Vero e sacrosanto: siamo noi che concepiamo, portiamo avanti la gravidanza, partoriamo e allattiamo e sono tutte esperienze dal valore incommensurabile. Benissimo, e poi?
Perché non si fanno altri passi oltre questa prima poetica parentesi che a tutti o quasi strappa una lacrima d’ufficio e un estemporaneo incoraggiamento?
L’imprenditrice donna per niente femminile
La parola a questo punto è passata alla giornalista Giacomotti che come da scaletta convoca Elisabetta Franchi. Il frame incriminato è quello rilanciato con apposita quota di sdegno da giornalisti e influencer vari (la Lucarelli osserva però che i grandi nomi si sono astenuti il che proverebbe una certa intoccabilità della signora). E hanno ragione. Ha infilato una serie di sfondoni inascoltabili, ha tradito in vari passaggi l’idea riduttiva che ha della maternità, del genio femminile, dei figli, dell’uomo e anche – accidenti – del lavoro e del valore del fare impresa a servizio di un sistema e del proprio paese. Consiglio spassionato, tenetevi le braccia perché altrimenti precipiteranno irrimediabilmente a terra.
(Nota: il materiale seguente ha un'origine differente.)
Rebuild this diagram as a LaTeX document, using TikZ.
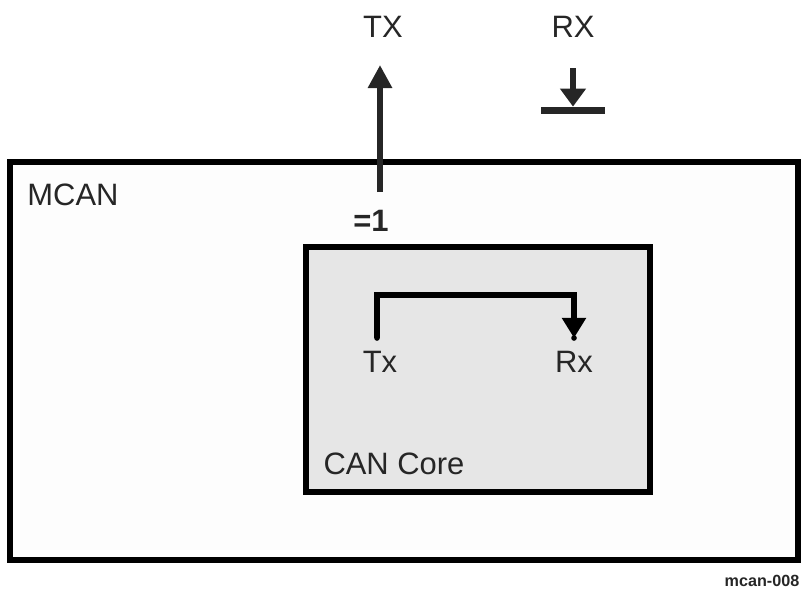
\documentclass[tikz,border=0pt]{standalone}
\usepackage{fontspec}
\setmainfont{Liberation Sans}
\usetikzlibrary{arrows.meta,positioning}
\definecolor{inkgray}{HTML}{262626}
\definecolor{corefill}{HTML}{E6E6E6}
\definecolor{mcanfill}{HTML}{FDFDFD}

\begin{document}
\begin{tikzpicture}[
x=0.025cm, y=-0.025cm,
font=\fontsize{22}{26}\selectfont,
text=inkgray,
mcanbox/.style={draw=black, line width=4.2pt, fill=mcanfill, minimum width=19.69cm, minimum height=9.94cm, inner sep=0pt},
corebox/.style={draw=black, line width=4pt, fill=corefill, minimum width=8.6cm, minimum height=6.125cm, inner sep=0pt},
label/.style={inner sep=0pt},
pinbar/.style={fill=inkgray, minimum width=1.6cm, minimum height=0.18cm, inner sep=0pt},
pindot/.style={circle, fill=black, inner sep=0pt, minimum size=4pt},
arrow/.style={-{Triangle[length=5.75mm, width=5.75mm]}, line width=4.3pt, draw=inkgray},
loop/.style={-{Triangle[length=5mm, width=5.75mm]}, line width=4.3pt, draw=black},
rxarrow/.style={-{Triangle[length=4.5mm, width=6.25mm]}, line width=4.2pt, draw=inkgray}
]
\useasboundingbox (0,0) rectangle (801,592);

\node[mcanbox] (mcan) at (404.25,361.25) {};
\node[corebox] (core) at (478,369.5) {};

\node[label] (mcanlbl) at (73,195) {MCAN};
\node[label] (corelbl) at (394,464) {CAN Core};
\node[label] (txlbl) at (383,27) {TX};
\node[label] (rxlbl) at (573,27) {RX};
\node[label, font=\fontsize{22}{26}\selectfont\bfseries] (xor) at (371,221) {=1};
\node[label] (txin) at (380,362) {Tx};
\node[label] (rxin) at (574,362) {Rx};
\node[label, font=\fontsize{11.5}{13}\selectfont\bfseries] (fig) at (762,581) {mcan-008};

\node[pinbar] (rxpin) at (573,110.5) {};
\coordinate (txtip) at (380,65);
\coordinate (txsrc) at (380,192);
\coordinate (rxtop) at (573,68);

\node[pindot] (txdot) at (377,338) {};
\node[pindot] (rxdot) at (574,338) {};
\coordinate (bend) at (476,295);

\draw[arrow] (txsrc) -- (txtip);
\draw[rxarrow] (rxtop) -- (rxpin.north);
\draw[loop] (txdot.center) |- (bend) -| (rxdot.center);
\end{tikzpicture}
\end{document}
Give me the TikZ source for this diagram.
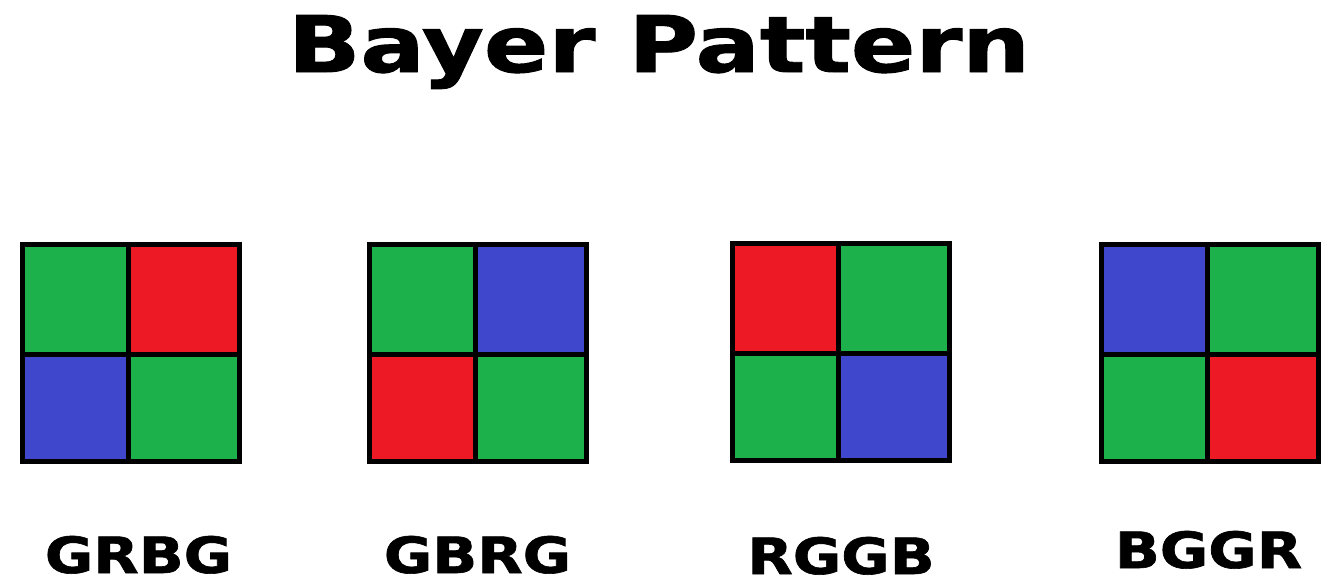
\documentclass[tikz,border=0pt]{standalone}
\usepackage{fontspec}
\setmainfont{DejaVu Sans}
\newfontfamily\heavyfont{DejaVu Sans Bold}[FakeBold=1.2]
\definecolor{bgreen}{RGB}{29,177,75}
\definecolor{bred}{RGB}{237,25,36}
\definecolor{bblue}{RGB}{63,72,204}
\tikzset{
  cell/.style={draw=black,line width=2.7pt},
  lbl/.style={inner sep=0pt,anchor=base,xscale=1.18,font=\heavyfont\fontsize{25}{29}\selectfont},
  heading/.style={inner sep=0pt,anchor=base,xscale=1.22,font=\heavyfont\fontsize{39}{44}\selectfont}
}
\begin{document}
\begin{tikzpicture}[x=0.5pt,y=0.5pt,yscale=-1,xscale=1]
\useasboundingbox (0,0) rectangle (1332,585);

% Title
\node[heading] (title) at (659,72) {Bayer Pattern};

% Pattern squares: left, top, top-left, top-right, bottom-left, bottom-right
\foreach \x/\y/\a/\b/\c/\d/\name/\lx/\ly in {
    22.5/244.5/bgreen/bred/bblue/bgreen/GRBG/138.5/573,
    369.5/244.5/bgreen/bblue/bred/bgreen/GBRG/477.5/573,
    732.5/243.5/bred/bgreen/bgreen/bblue/RGGB/841/574,
    1101.5/244.5/bblue/bgreen/bgreen/bred/BGGR/1208.5/568}{
  \fill[\a] (\x,\y) rectangle ++(106,110);
  \fill[\b] (\x+106,\y) rectangle ++(111,110);
  \fill[\c] (\x,\y+110) rectangle ++(106,107);
  \fill[\d] (\x+106,\y+110) rectangle ++(111,107);
  \draw[cell] (\x,\y) rectangle ++(217,217);
  \draw[cell] (\x+106,\y) -- ++(0,217);
  \draw[cell] (\x,\y+110) -- ++(217,0);
  % Text Node
  \node[lbl] (\name) at (\lx,\ly) {\name};
}

\end{tikzpicture}
\end{document}
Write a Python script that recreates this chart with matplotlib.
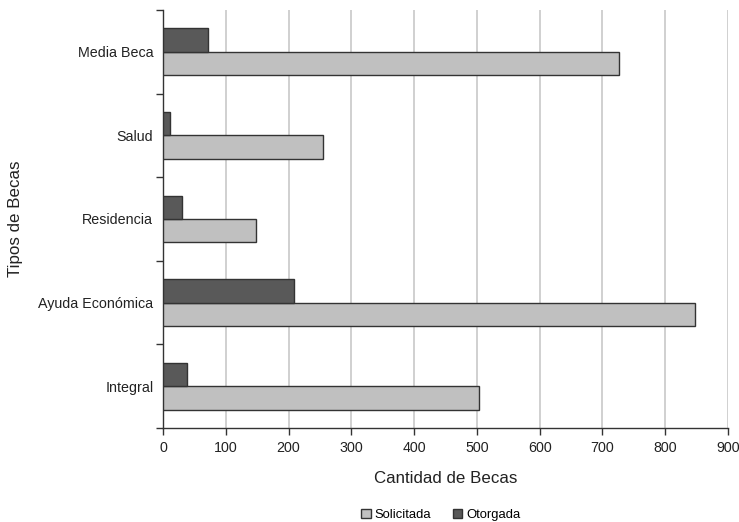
import matplotlib
matplotlib.use("Agg")
import matplotlib.pyplot as plt
import numpy as np

categories = ["Integral", "Ayuda Económica", "Residencia", "Salud", "Media Beca"]
solicitada = [504, 847, 148, 255, 726]
otorgada = [38, 209, 30, 11, 72]
xticks = [0, 100, 200, 300, 400, 500, 600, 700, 800, 900]

plt.rcParams['font.family'] = ['Liberation Sans', 'DejaVu Sans']

fig = plt.figure(figsize=(7.39, 5.22), dpi=100)
ax = fig.add_axes([163/739, 1-428/522, (728-163)/739, (428-10)/522])

y = np.arange(len(categories))
h = 0.28
ax.barh(y - h/2, solicitada, height=h, color='#c0c0c0', edgecolor='#333333', linewidth=1.0, label='Solicitada', zorder=3)
ax.barh(y + h/2, otorgada, height=h, color='#595959', edgecolor='#333333', linewidth=1.0, label='Otorgada', zorder=3)

ax.set_xlim(0, 900)
ax.set_ylim(-0.5, len(categories) - 0.5)
ax.set_xticks(xticks)
ax.set_xticklabels([str(t) for t in xticks], fontsize=10.3, color='#222222')
ax.set_yticks(y)
ax.set_yticklabels(categories, fontsize=10.3, color='#222222')
ax.tick_params(axis='y', length=0, pad=7)
ax.set_yticks(np.arange(-0.5, len(categories), 1), minor=True)
ax.tick_params(axis='y', which='minor', length=5, width=1, color='#333333')
ax.tick_params(axis='x', length=5, width=1, color='#333333', pad=4)

ax.grid(axis='x', color='#c8c8c8', linewidth=1.2, zorder=0)
ax.set_axisbelow(True)
for s in ['top', 'right']:
    ax.spines[s].set_visible(False)
for s in ['left', 'bottom']:
    ax.spines[s].set_color('#333333')
    ax.spines[s].set_linewidth(1.0)

ax.set_xlabel("Cantidad de Becas", fontsize=12.2, color='#222222', labelpad=12)
ax.set_ylabel("Tipos de Becas", fontsize=12.2, color='#222222')
ax.yaxis.set_label_coords(-(163-23)/565, 0.5)

handles, labels = ax.get_legend_handles_labels()
fig.legend(handles, labels, loc='center', bbox_to_anchor=(441/739, 1-515/522), ncol=2,
           frameon=False, fontsize=9.4, handlelength=0.7, handleheight=0.7,
           columnspacing=1.7, handletextpad=0.3)

fig.savefig("out.png", dpi=100)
Certo, non può e non deve dipendere tutto dall’imprenditore (anche se esistono esempi eccelsi, vedi Brunello Cucinelli) occorre trovare un equilibrio: tra congedi, part time concessi senza doversi umiliare, una pianificazione dei percorsi di carriera onesta.
Serve un intero sistema che tenga conto della centralità della maternità, della sua indisponibilità e che non faccia finta che le donne in età fertile non solo rischiano di dovere, ma desiderano dedicare le maggiori energie a disposizione all’educazione dei figli e alla propria famiglia.
Ma anche che a fronte di una reale flessibilità diffusa, e di un lavoro a ritmi sopportabili, molte donne sono più che disposte a lavorare e non solo per portare i soldi a casa. Servono inoltre anche obiettivi chiari da raggiungere e un ideale da servire che trascenda l’impresa stessa.
Quello che racconta la Franchi invece è ancora la versione secondo cui è la donna, anzi la madre, a doversi piegare – senza lamentarsi – ai ritmi del mercato del lavoro. Che non sono solo maschili, ma molto spesso semplicemente sbagliati.